People stand behind a banner during a pro-union demonstration organised by the Catalan Civil Society in Barcelona on Sunday © Reuters

Spanish prime minister Mariano Rajoy has said he is prepared to suspend Catalonia’s autonomy if the region declares independence in a sign that Madrid has no intention of backing down from a potential conflict with the separatists.

Mr Rajoy said he was willing to trigger Article 155 of the constitution, which enables him to take command of the local police force, dissolve the regional government and call a fresh local election, if the Catalan government tries to break away from Spain.

In an interview with El País published over the weekend, he said that ideally, “it should not be necessary to implement extreme solutions”, but “things would have to be changed” in the region, that is, Catalonia would have to drop its plans to declare independence.

“I don’t rule out absolutely anything that is within the law,” he said, when asked about Article 155. “We are going to stop independence from taking place. As such I can say to you with complete candour that it is not going to happen.”

The comments come as tens of thousands took to the streets this weekend to call for a return to political dialogue. People from both sides of the political divide dressed in white and gathered in Madrid and Barcelona to demand talks about the crisis.

But Madrid has seemingly no intention of returning to talks as long as the Catalan government keeps up its threat to declare itself independent from Spain, something the Spanish courts have ruled illegal and unconstitutional.

A Catalan declaration of independence, seen increasingly likely after a chaotic vote on independence in Catalonia on October 1, could plunge Spain into a political and constitutional crisis.

Turnout in the referendum was only about 40 per cent because many stayed home, but the overwhelming majority of those that turned out supported a split from Spain. Many in the Catalan government see this as a mandate to declare independence in the coming days.

The Catalan president Carles Puigdemont has requested to speak to the Catalan parliament on Tuesday, where he could potentially make a declaration of independence.

Some in his government, however, are pushing him to delay a declaration and return to talks or call new regional elections. Others argue he should go for a so-called “lite” version, announcing an independence that would happen at some point in the future.

Santi Vila, Catalonia’s regional chief for business, on Friday said he is pushing for “a new opportunity for dialogue” under “a ceasefire” with Spanish authorities. Mr Vila said he is against Catalonia unilaterally declaring independence at the moment and wants a committee of experts from both sides to work towards a solution to the political crisis.
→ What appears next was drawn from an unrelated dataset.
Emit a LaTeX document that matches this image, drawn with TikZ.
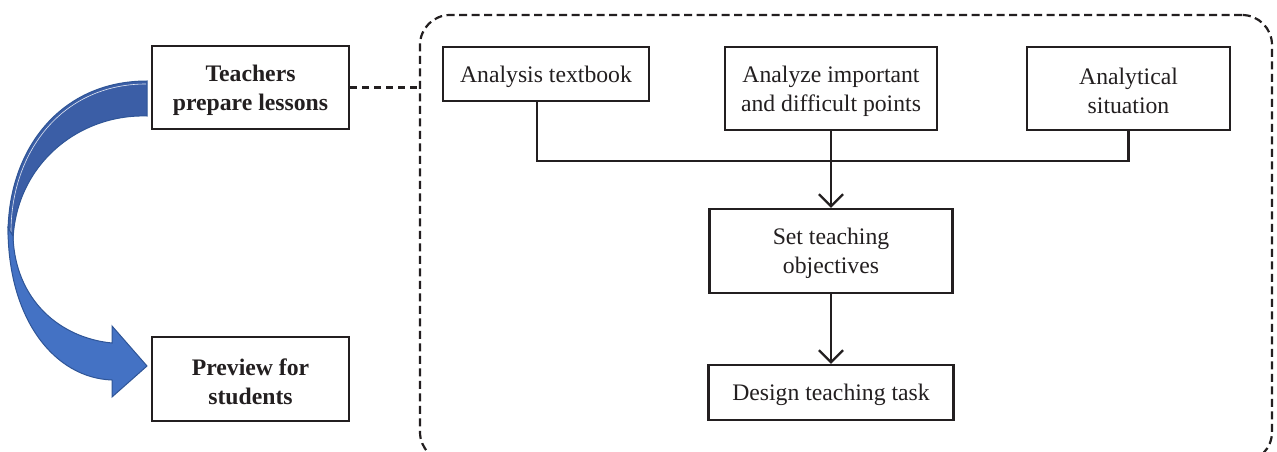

Hardliners from Catalan’s far-left Popular Unity Candidacy (CUP) party, however, want a quick break with Spain. Many in the party see the break as an opportunity to create a new and better society. But their vision is at odds with those of some pro-independence moderates.

Mr Rajoy, in the El País interview, said he would not accept negotiations with the Catalan government under an “independence lite” scenario, where the Catalan government merely delays a declaration of independence. “Nothing can be constructed under the threat of blackmail,” he said.

Commenting on widely criticised police violence during the referendum on October 1, Mr Rajoy said that “some mistakes were made” but that the fundamental error had been committed by his adversaries, who have put “national sovereignty” in danger.

Mr Rajoy’s government mobilised thousands of national police to stop last week’s vote, leading to clashes with voters. In the El País interview, Mr Rajoy said the approximately 4,000 extra police shipped in to the region would stay until the conflict had been resolved.

Mr Rajoy also warned that as long as the Catalan government is set on independence, then negotiations would be hard. “It is very difficult to negotiate with someone who doesn’t have more than one objective and is unable to move a single centimetre.”